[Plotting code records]
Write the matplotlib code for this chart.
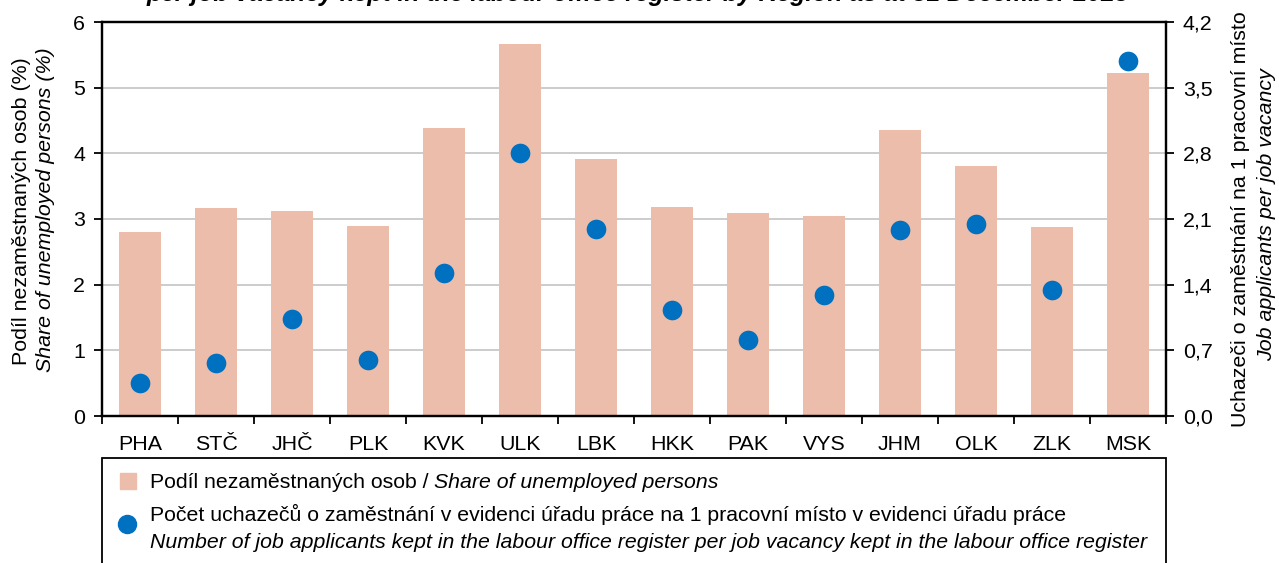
import matplotlib
matplotlib.use("Agg")
import matplotlib.pyplot as plt
from matplotlib.patches import Rectangle
from matplotlib.lines import Line2D
import numpy as np

regions = ["PHA", "STČ", "JHČ", "PLK", "KVK", "ULK", "LBK", "HKK", "PAK", "VYS", "JHM", "OLK", "ZLK", "MSK"]
share_unemployed = [2.80, 3.17, 3.12, 2.89, 4.38, 5.66, 3.92, 3.18, 3.09, 3.05, 4.36, 3.81, 2.88, 5.23]
applicants_per_vacancy = [0.35, 0.57, 1.03, 0.60, 1.52, 2.80, 1.99, 1.13, 0.81, 1.29, 1.98, 2.05, 1.34, 3.78]
left_ticks = [0, 1, 2, 3, 4, 5, 6]
right_ticks = [0.0, 0.7, 1.4, 2.1, 2.8, 3.5, 4.2]
right_ticklabels = ["0,0", "0,7", "1,4", "2,1", "2,8", "3,5", "4,2"]

bar_color = "#EBBDAA"
dot_color = "#0070C0"
FONT = "Liberation Sans"
plt.rcParams['font.family'] = [FONT, 'DejaVu Sans']
FS = 15.4
LFS = 15.3

W, H = 1279, 563
fig = plt.figure(figsize=(W / 100, H / 100), dpi=100)

def fx(px):
    return px / W

def fy(py):
    return 1 - py / H

ax = fig.add_axes([fx(102), fy(416), fx(1166) - fx(102), fy(22) - fy(416)])
x = np.arange(len(regions))
ax.bar(x, share_unemployed, width=0.56, color=bar_color, zorder=2)
ax.set_xlim(-0.5, len(regions) - 0.5)
ax.set_ylim(0, 6)
ax.set_yticks(left_ticks)
ax.yaxis.grid(True, color="#C8C8C8", linewidth=1.3, zorder=0)
ax.set_axisbelow(True)
ax.set_xticks(x)
ax.set_xticklabels(regions)
ax.set_xticks(np.arange(-0.5, len(regions), 1.0), minor=True)
ax.tick_params(axis='x', which='major', length=0, pad=14, labelsize=FS)
ax.tick_params(axis='x', which='minor', length=6, width=1.3, direction='out')
ax.tick_params(axis='y', length=6, width=1.3, direction='out', labelsize=FS, pad=6)
for s in ax.spines.values():
    s.set_linewidth(1.6)
    s.set_color("black")

ax2 = ax.twinx()
ax2.scatter(x, applicants_per_vacancy, s=200, color=dot_color, zorder=5, linewidths=0)
ax2.set_ylim(0, 4.2)
ax2.set_yticks(right_ticks)
ax2.set_yticklabels(right_ticklabels)
ax2.tick_params(axis='y', length=6, width=1.3, direction='out', labelsize=FS, pad=6)
for s in ax2.spines.values():
    s.set_linewidth(1.6)
    s.set_color("black")

# axis titles
fig.text(fx(22), fy(211), "Podíl nezaměstnaných osob (%)", rotation=90, ha='center', va='center', fontsize=FS)
fig.text(fx(46), fy(210), "Share of unemployed persons (%)", rotation=90, ha='center', va='center', fontsize=FS, style='italic')
fig.text(fx(1241), fy(219), "Uchazeči o zaměstnání na 1 pracovní místo", rotation=90, ha='center', va='center', fontsize=FS)
fig.text(fx(1267), fy(215), "Job applicants per job vacancy", rotation=90, ha='center', va='center', fontsize=FS, style='italic')

# title (cut at top, as in the reference)
fig.text(fx(638), fy(0.5), "per job vacancy kept in the labour office register by Region as at 31 December 2023",
         ha='center', va='baseline', fontsize=17.8, style='italic', weight='bold')

# legend box
fig.patches.append(Rectangle((fx(102), -0.05), fx(1166) - fx(102), fy(458) + 0.05,
                             transform=fig.transFigure, fill=False, edgecolor='black', linewidth=1.3))
fig.lines.append(Line2D([fx(128)], [fy(481)], transform=fig.transFigure, marker='s', markersize=11.5,
                        color=bar_color, linestyle='none'))
fig.lines.append(Line2D([fx(127)], [fy(524)], transform=fig.transFigure, marker='o', markersize=13,
                        color=dot_color, linestyle='none'))

fig.canvas.draw()
r = fig.canvas.get_renderer()
t1 = fig.text(fx(150), fy(482), "Podíl nezaměstnaných osob / ", ha='left', va='center', fontsize=LFS)
bb = t1.get_window_extent(renderer=r)
fig.text(bb.x1 / W, fy(482), "Share of unemployed persons", ha='left', va='center', fontsize=LFS, style='italic')
fig.text(fx(150), fy(514), "Počet uchazečů o zaměstnání v evidenci úřadu práce na 1 pracovní místo v evidenci úřadu práce",
         ha='left', va='center', fontsize=LFS)
fig.text(fx(150), fy(543), "Number of job applicants kept in the labour office register per job vacancy kept in the labour office register",
         ha='left', va='center', fontsize=LFS, style='italic')

fig.savefig("out.png", dpi=100)
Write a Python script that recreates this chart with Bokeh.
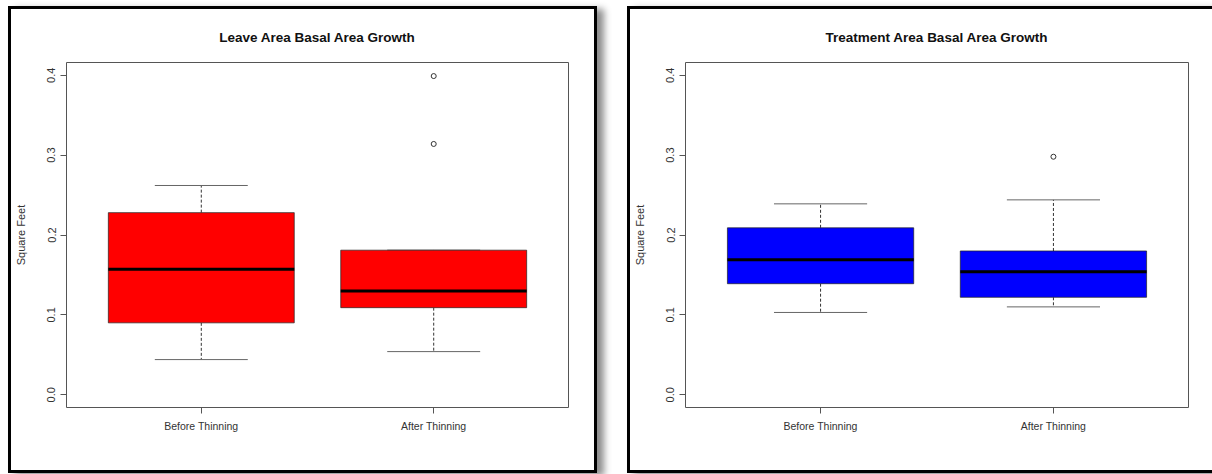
from bokeh.plotting import figure
from bokeh.layouts import row
from bokeh.models import Range1d, FactorRange, FixedTicker, PrintfTickFormatter, ColumnDataSource
from bokeh.transform import dodge
from bokeh.embed import file_html
from bokeh.resources import INLINE

# Groups compared in both areas
groups = ["Before Thinning", "After Thinning"]

# Leave area: five-number summaries (sq ft) and outliers
leave_lower = [0.044, 0.054]
leave_q1 = [0.090, 0.109]
leave_median = [0.157, 0.130]
leave_q3 = [0.228, 0.181]
leave_upper = [0.262, 0.181]
leave_out_group = ["After Thinning", "After Thinning"]
leave_out_value = [0.399, 0.314]

# Treatment area: five-number summaries (sq ft) and outliers
treat_lower = [0.103, 0.110]
treat_q1 = [0.139, 0.122]
treat_median = [0.169, 0.154]
treat_q3 = [0.209, 0.180]
treat_upper = [0.239, 0.244]
treat_out_group = ["After Thinning"]
treat_out_value = [0.298]

y_ticks = [0.0, 0.1, 0.2, 0.3, 0.4]

FONT = "Liberation Sans"
AXIS_GREY = "#555555"


def boxplot_panel(title, fill, lower, q1, median, q3, upper, out_group, out_value,
                  width, right_pad, bottom_pad, box_styles):
    src = ColumnDataSource(dict(g=groups, lower=lower, q1=q1, median=median, q3=q3, upper=upper))
    p = figure(
        x_range=FactorRange(*groups, range_padding=0.08),
        y_range=Range1d(-0.016, 0.416),
        width=width, height=461,
        min_border_left=53, min_border_right=right_pad,
        min_border_top=53, min_border_bottom=bottom_pad,
        output_backend="svg", toolbar_location=None,
        title=title,
    )
    p.styles = box_styles
    p.margin = (6, 0, 0, 0)

    # whiskers (dashed) from box edges to the extremes
    p.segment(x0="g", y0="q3", x1="g", y1="upper", source=src,
              line_color="#333333", line_width=1, line_dash="3 2")
    p.segment(x0="g", y0="q1", x1="g", y1="lower", source=src,
              line_color="#333333", line_width=1, line_dash="3 2")
    # staples
    for col in ("upper", "lower"):
        p.segment(x0=dodge("g", -0.2, range=p.x_range), y0=col,
                  x1=dodge("g", 0.2, range=p.x_range), y1=col, source=src,
                  line_color="#666666", line_width=1)
    # boxes
    p.vbar(x="g", width=0.8, bottom="q1", top="q3", source=src,
           fill_color=fill, line_color="#222222", line_alpha=0.7, line_width=1)
    # medians
    p.segment(x0=dodge("g", -0.4, range=p.x_range), y0="median",
              x1=dodge("g", 0.4, range=p.x_range), y1="median", source=src,
              line_color="#000000", line_width=3)
    # outliers
    p.scatter(x=out_group, y=out_value, marker="circle", size=5,
              fill_color=None, line_color="#333333", line_width=1)

    p.xgrid.visible = False
    p.ygrid.visible = False
    p.outline_line_color = AXIS_GREY
    p.outline_line_width = 1
    p.background_fill_color = "white"
    p.border_fill_color = "white"

    p.title.text_font = FONT
    p.title.text_font_size = "13.5px"
    p.title.text_font_style = "bold"
    p.title.text_color = "#111111"
    p.title.align = "center"
    p.title.standoff = 36

    xa = p.xaxis[0]
    xa.axis_line_color = None
    xa.major_tick_line_color = AXIS_GREY
    xa.major_tick_out = 6
    xa.major_tick_in = 0
    xa.minor_tick_line_color = None
    xa.major_label_text_font = FONT
    xa.major_label_text_font_size = "10.5px"
    xa.major_label_text_color = "#333333"
    xa.major_label_standoff = 6

    ya = p.yaxis[0]
    ya.ticker = FixedTicker(ticks=y_ticks)
    ya.formatter = PrintfTickFormatter(format="%.1f")
    ya.axis_line_color = None
    ya.major_tick_line_color = AXIS_GREY
    ya.major_tick_out = 6
    ya.major_tick_in = 0
    ya.minor_tick_line_color = None
    ya.major_label_orientation = "vertical"
    ya.major_label_text_font = FONT
    ya.major_label_text_font_size = "11px"
    ya.major_label_text_color = "#333333"
    ya.major_label_standoff = 5
    ya.axis_label = "Square Feet"
    ya.axis_label_text_font = FONT
    ya.axis_label_text_font_size = "11px"
    ya.axis_label_text_font_style = "normal"
    ya.axis_label_text_color = "#333333"
    ya.axis_label_standoff = 18
    return p


left = boxplot_panel(
    "Leave Area Basal Area Growth", "#ff0000",
    leave_lower, leave_q1, leave_median, leave_q3, leave_upper,
    leave_out_group, leave_out_value, 583, 32, 69,
    {"border": "3px solid #000000", "box-sizing": "content-box",
     "box-shadow": "7px 3px 7px rgba(0,0,0,0.45)", "margin-left": "8px"},
)
right = boxplot_panel(
    "Treatment Area Basal Area Growth", "#0000ff",
    treat_lower, treat_q1, treat_median, treat_q3, treat_upper,
    treat_out_group, treat_out_value, 582, 27, 69,
    {"border": "3px solid #000000", "border-right": "none", "box-sizing": "content-box",
     "box-shadow": "7px 3px 7px rgba(0,0,0,0.45)", "margin-left": "30px"},
)

layout = row(left, right)
layout.styles = {"background-color": "white"}

open("out.html", "w").write(file_html(layout, INLINE))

Instructions to follow — Go through the records above, find every line with the word "chart", and list those lines.

Exercise solution —
Write the matplotlib code for this chart.
Write a Python script that recreates this chart with Bokeh.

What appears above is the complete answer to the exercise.